J
Jason Byrne
Guest
If you want to traditionally publish eventually, that's a gamble. An agent will look at the query letter and sample if you're unpublished; if you've self-published they'll look at your sales and scalability.I've self-published six novels to date, and my entire cost up front (Since I'm a career designer, I don't pay for any marketing or book cover design, etc.) for each book has been in the range of US$20-30 for proofing and ISBN purchase. I don't produce anything in hardbound, and use CreateSpace for all print. I use both Amazon and Smashwords for eBook production and sales as well as two levels of distribution internationally from each. All my titles are in Bowker's catalog as well as the distributor's catalogs, including Ingram.

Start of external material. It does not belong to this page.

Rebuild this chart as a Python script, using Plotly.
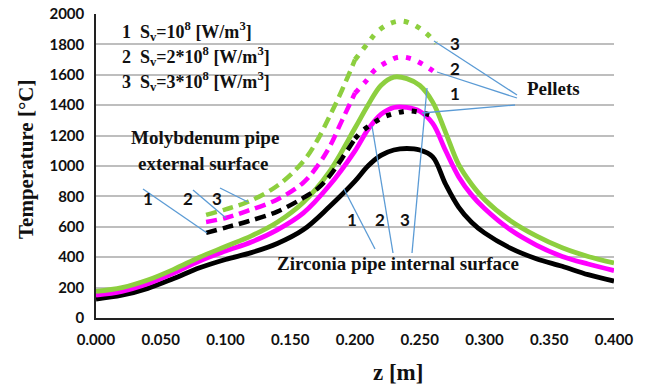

Here's my point, if you can write a good novel, edit it properly and be ready to go, once you've figured out that you're not going to be an agent's cash cow nor a publisher's best investment (and many of you actually might, depending upon your work and its genre niche) then you can make an attempt to self-publish and give it a go for small cost. If you have access to a few thousand pounds/dollars, it will certainly help with the cost of professional marketing, which is the most important part of it as it is with traditional publishing. As far as FB and Twitter for social media marketing goes, both are now so saturated that it's very hard to get noticed unless you have an excellent system to parse your followers down to a very tight niche. My 800 some odd followers don't really produce much in the way of sales directly, but exposure is exposure, I guess. I keep the number of followers low by weeding constantly to stay within my genre realms and reader interests and not spamming every day, but I've been told that unless you have at least 1500 followers, you just aren't that attractive as a marketing tool. So Twitter at least, remains a purely numbers game.
Have people bought your book? Do they continue to buy your book? If 200 people bought it and then no one after that, then only 200 people wanted it and now they all have it. No point in putting money into publishing it. So if you want to traditionally publish, self-publishing beforehand will either help or hurt your chances.